### WRITTEN INSTRUCTION
Look for the string "matplotlib" and copy every line that has it.

### MATERIAL
--- start ---
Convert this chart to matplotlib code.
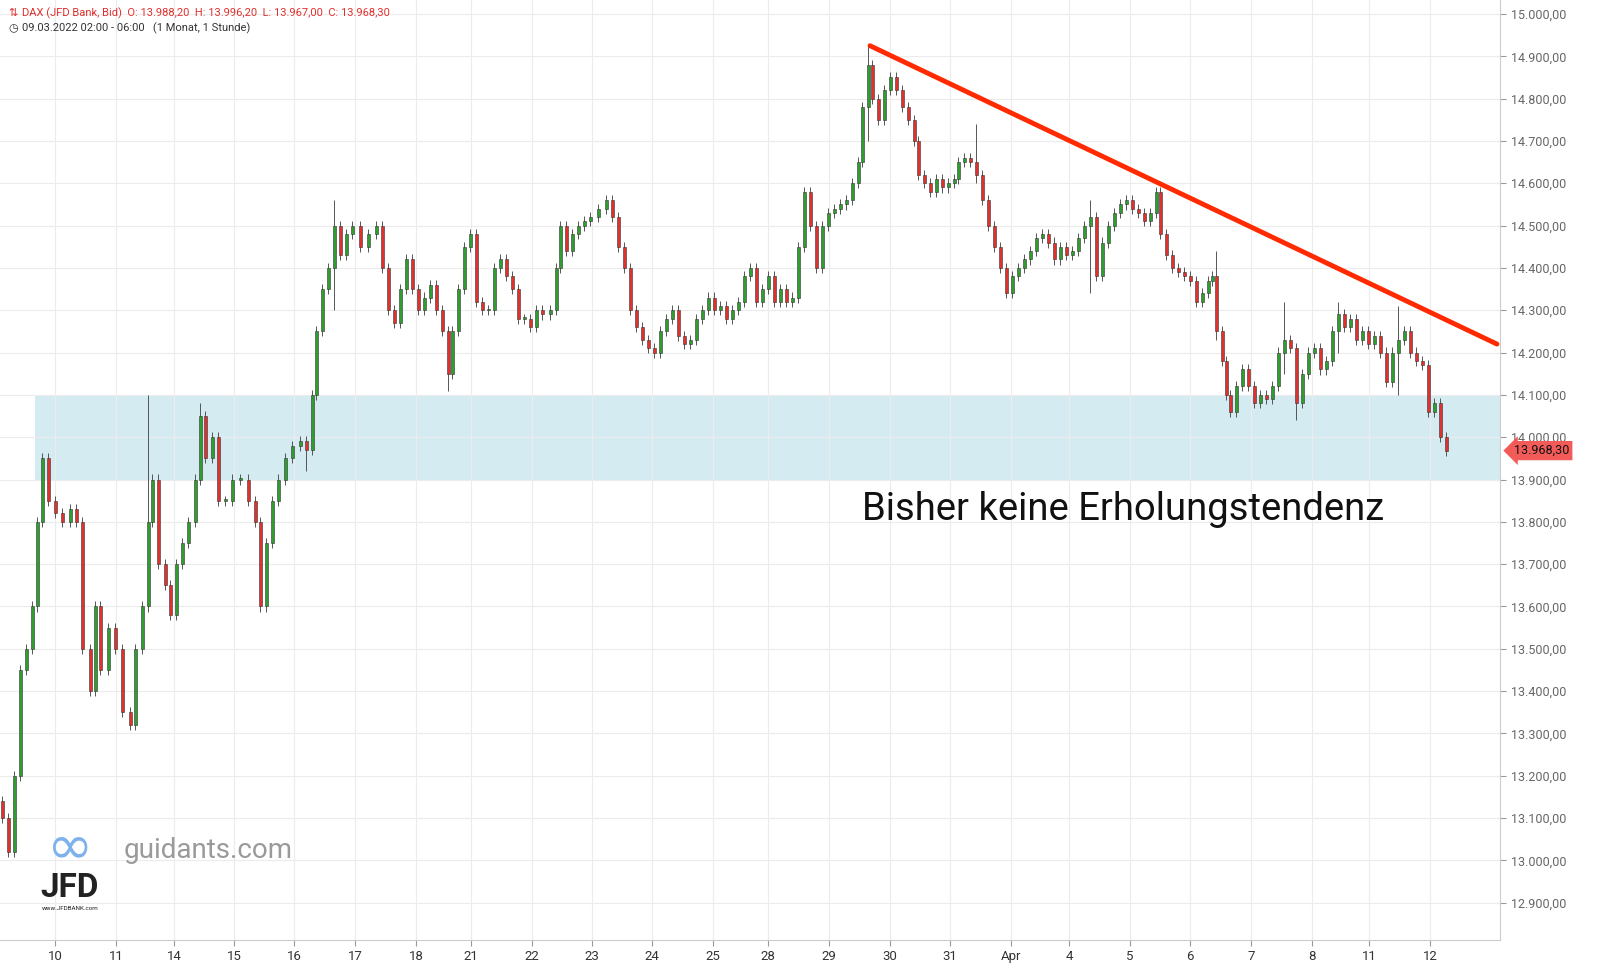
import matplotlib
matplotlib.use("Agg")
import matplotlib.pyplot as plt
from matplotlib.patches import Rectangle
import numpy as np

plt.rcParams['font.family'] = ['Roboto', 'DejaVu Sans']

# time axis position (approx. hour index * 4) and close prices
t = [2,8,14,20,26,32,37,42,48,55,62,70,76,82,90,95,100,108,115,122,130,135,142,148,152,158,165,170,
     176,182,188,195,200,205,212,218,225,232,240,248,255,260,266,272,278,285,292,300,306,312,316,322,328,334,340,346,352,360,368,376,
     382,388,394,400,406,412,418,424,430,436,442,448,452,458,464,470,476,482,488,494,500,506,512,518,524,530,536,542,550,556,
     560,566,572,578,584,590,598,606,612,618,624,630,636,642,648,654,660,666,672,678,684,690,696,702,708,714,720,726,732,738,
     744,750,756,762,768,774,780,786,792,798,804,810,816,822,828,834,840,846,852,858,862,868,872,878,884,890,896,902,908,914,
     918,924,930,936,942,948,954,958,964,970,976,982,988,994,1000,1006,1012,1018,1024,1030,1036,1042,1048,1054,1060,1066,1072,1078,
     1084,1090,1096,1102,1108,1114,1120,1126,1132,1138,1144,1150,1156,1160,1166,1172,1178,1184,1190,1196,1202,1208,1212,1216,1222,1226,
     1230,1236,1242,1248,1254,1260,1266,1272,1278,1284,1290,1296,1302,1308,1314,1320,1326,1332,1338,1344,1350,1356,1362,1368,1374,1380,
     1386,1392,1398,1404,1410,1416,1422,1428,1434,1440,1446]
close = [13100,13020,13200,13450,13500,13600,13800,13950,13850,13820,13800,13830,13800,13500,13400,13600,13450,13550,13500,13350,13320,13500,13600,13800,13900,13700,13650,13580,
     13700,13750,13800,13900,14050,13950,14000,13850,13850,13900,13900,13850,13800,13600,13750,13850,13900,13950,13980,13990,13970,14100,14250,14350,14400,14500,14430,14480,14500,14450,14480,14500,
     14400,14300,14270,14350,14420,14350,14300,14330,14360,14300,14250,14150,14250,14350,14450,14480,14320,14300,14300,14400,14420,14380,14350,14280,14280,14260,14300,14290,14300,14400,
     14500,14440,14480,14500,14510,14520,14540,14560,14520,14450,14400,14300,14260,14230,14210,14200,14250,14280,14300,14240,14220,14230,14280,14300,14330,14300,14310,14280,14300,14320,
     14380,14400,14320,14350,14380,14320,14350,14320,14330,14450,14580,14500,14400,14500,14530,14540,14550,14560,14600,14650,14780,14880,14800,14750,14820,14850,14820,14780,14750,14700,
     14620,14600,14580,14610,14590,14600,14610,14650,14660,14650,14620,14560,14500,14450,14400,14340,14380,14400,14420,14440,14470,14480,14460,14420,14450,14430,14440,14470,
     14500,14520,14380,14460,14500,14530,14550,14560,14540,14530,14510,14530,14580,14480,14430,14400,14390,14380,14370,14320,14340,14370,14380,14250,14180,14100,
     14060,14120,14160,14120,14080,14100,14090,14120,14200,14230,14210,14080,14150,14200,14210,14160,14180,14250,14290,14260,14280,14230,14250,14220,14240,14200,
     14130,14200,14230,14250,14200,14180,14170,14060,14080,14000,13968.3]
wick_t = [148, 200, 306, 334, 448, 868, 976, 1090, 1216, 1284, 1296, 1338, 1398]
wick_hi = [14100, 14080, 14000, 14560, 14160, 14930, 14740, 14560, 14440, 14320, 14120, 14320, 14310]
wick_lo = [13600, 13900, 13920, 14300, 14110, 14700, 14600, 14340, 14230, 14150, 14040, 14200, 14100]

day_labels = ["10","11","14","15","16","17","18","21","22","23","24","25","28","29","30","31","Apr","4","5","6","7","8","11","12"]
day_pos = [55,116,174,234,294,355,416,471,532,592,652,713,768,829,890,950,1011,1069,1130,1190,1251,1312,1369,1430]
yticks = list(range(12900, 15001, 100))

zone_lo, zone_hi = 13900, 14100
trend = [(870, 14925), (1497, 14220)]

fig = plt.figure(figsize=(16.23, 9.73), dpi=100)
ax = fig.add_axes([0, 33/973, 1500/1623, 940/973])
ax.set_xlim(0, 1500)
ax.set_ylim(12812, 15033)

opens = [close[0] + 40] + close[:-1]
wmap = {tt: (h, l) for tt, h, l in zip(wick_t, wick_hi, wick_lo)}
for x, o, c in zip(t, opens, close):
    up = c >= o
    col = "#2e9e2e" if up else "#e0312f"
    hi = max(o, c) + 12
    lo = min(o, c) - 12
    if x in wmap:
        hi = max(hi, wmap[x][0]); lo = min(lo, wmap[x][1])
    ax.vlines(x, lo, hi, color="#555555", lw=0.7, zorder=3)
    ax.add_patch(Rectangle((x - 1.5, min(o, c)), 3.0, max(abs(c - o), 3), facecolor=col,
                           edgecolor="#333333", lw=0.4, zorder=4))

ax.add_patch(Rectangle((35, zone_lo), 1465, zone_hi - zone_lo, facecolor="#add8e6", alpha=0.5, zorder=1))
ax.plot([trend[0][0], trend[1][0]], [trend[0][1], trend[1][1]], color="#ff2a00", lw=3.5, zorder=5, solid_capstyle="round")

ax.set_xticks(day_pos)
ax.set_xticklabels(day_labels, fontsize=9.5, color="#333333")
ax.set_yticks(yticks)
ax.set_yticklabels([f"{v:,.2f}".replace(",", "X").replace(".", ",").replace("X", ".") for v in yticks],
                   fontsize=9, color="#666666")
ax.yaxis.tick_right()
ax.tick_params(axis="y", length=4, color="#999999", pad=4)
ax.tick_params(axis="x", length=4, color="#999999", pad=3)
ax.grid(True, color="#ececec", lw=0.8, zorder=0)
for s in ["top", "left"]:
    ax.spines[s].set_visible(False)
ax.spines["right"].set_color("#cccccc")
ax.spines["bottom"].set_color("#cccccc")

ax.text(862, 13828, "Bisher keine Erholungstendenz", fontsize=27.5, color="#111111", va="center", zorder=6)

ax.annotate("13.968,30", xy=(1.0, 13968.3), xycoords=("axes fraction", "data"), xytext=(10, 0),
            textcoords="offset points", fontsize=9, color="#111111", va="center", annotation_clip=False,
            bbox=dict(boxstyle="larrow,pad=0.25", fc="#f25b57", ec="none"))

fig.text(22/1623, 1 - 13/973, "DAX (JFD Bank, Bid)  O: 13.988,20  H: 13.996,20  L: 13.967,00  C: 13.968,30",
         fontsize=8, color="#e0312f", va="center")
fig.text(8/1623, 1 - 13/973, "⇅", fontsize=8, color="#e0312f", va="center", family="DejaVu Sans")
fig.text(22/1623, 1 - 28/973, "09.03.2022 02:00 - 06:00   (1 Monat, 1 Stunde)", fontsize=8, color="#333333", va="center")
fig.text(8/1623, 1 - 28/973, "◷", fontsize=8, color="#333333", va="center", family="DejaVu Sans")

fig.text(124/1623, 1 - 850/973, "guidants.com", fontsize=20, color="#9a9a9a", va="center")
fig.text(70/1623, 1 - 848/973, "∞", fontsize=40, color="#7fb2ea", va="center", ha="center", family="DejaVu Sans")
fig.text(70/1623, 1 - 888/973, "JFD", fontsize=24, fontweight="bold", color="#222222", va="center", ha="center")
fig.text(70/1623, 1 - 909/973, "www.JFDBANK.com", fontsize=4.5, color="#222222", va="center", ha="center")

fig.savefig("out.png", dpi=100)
--- end ---
### WRITTEN SOLUTION
Convert this chart to matplotlib code.
import matplotlib
matplotlib.use("Agg")
import matplotlib.pyplot as plt
from matplotlib.patches import Rectangle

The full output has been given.